» **INSTRUCTIONS TO FOLLOW**
In the material below, please retype the lines from the very first through the one with "anchor=base] (b31) at", exactly and without pictures.

» **WORKING DATA**
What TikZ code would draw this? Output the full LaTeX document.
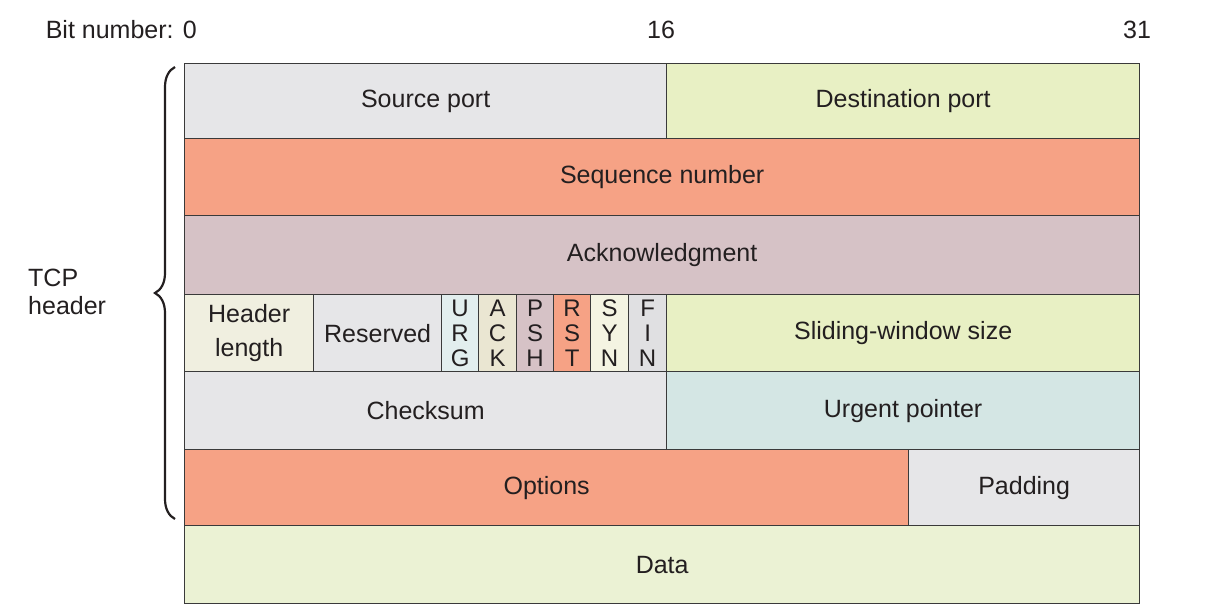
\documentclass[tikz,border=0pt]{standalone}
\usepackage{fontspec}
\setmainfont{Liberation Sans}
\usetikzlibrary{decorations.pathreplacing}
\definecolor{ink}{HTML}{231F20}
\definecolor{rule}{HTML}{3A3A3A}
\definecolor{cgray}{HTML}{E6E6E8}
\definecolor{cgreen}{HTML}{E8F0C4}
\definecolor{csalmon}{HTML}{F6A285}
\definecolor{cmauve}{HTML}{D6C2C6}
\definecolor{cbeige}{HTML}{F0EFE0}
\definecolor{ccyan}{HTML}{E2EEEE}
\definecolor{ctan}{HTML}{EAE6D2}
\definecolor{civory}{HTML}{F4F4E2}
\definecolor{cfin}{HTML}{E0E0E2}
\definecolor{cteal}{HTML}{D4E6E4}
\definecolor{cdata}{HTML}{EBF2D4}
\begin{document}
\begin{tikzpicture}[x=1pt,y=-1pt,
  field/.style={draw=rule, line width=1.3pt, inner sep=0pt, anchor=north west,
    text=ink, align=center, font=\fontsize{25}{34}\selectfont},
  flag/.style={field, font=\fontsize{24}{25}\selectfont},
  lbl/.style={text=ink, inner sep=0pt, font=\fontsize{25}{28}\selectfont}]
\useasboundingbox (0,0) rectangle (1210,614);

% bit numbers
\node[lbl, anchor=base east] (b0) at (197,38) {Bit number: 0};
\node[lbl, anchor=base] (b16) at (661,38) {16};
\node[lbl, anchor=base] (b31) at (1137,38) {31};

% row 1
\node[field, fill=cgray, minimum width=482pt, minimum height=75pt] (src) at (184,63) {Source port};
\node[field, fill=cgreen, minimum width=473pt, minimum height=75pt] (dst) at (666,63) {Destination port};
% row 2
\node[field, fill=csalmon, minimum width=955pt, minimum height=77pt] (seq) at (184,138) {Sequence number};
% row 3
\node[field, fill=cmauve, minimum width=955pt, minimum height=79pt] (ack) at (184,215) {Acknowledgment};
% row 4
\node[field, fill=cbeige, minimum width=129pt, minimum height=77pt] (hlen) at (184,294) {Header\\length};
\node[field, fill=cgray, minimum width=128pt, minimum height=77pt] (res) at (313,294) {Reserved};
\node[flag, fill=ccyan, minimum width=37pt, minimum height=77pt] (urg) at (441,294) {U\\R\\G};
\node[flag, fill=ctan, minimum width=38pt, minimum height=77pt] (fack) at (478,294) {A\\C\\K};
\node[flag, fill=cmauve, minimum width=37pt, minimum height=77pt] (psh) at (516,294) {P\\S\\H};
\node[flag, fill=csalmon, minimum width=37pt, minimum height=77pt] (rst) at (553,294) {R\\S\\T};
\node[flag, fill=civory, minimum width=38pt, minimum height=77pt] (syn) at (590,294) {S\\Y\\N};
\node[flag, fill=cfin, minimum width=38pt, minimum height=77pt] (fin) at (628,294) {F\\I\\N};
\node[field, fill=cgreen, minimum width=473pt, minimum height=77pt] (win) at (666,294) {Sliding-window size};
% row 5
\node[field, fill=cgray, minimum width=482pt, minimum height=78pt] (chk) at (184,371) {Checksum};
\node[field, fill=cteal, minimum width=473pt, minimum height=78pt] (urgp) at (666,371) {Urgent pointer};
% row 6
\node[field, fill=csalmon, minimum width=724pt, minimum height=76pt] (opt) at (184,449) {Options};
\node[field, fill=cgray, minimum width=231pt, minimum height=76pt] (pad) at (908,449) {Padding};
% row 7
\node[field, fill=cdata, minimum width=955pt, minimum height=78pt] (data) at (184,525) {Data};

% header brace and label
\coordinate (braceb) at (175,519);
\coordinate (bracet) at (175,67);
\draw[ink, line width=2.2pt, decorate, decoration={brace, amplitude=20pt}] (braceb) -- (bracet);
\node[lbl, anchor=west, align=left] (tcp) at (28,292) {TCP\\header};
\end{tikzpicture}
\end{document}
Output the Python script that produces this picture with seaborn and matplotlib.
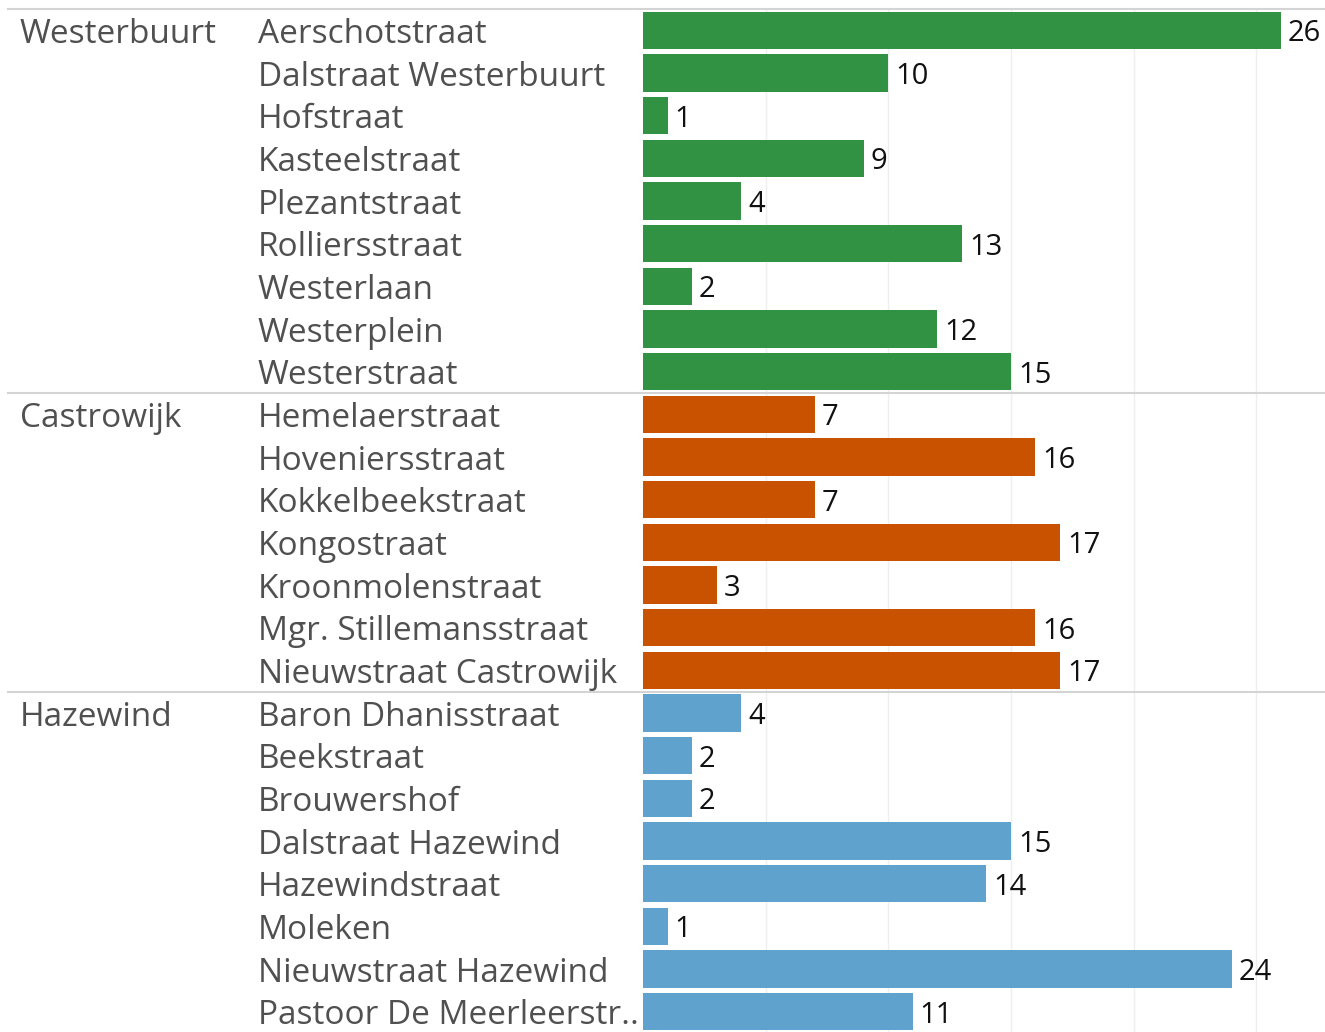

» **EXPECTED ANSWER**
What TikZ code would draw this? Output the full LaTeX document.
\documentclass[tikz,border=0pt]{standalone}
\usepackage{fontspec}
\setmainfont{Liberation Sans}
\usetikzlibrary{decorations.pathreplacing}
\definecolor{ink}{HTML}{231F20}
\definecolor{rule}{HTML}{3A3A3A}
\definecolor{cgray}{HTML}{E6E6E8}
\definecolor{cgreen}{HTML}{E8F0C4}
\definecolor{csalmon}{HTML}{F6A285}
\definecolor{cmauve}{HTML}{D6C2C6}
\definecolor{cbeige}{HTML}{F0EFE0}
\definecolor{ccyan}{HTML}{E2EEEE}
\definecolor{ctan}{HTML}{EAE6D2}
\definecolor{civory}{HTML}{F4F4E2}
\definecolor{cfin}{HTML}{E0E0E2}
\definecolor{cteal}{HTML}{D4E6E4}
\definecolor{cdata}{HTML}{EBF2D4}
\begin{document}
\begin{tikzpicture}[x=1pt,y=-1pt,
  field/.style={draw=rule, line width=1.3pt, inner sep=0pt, anchor=north west,
    text=ink, align=center, font=\fontsize{25}{34}\selectfont},
  flag/.style={field, font=\fontsize{24}{25}\selectfont},
  lbl/.style={text=ink, inner sep=0pt, font=\fontsize{25}{28}\selectfont}]
\useasboundingbox (0,0) rectangle (1210,614);

% bit numbers
\node[lbl, anchor=base east] (b0) at (197,38) {Bit number: 0};
\node[lbl, anchor=base] (b16) at (661,38) {16};
\node[lbl, anchor=base] (b31) at (1137,38) {31};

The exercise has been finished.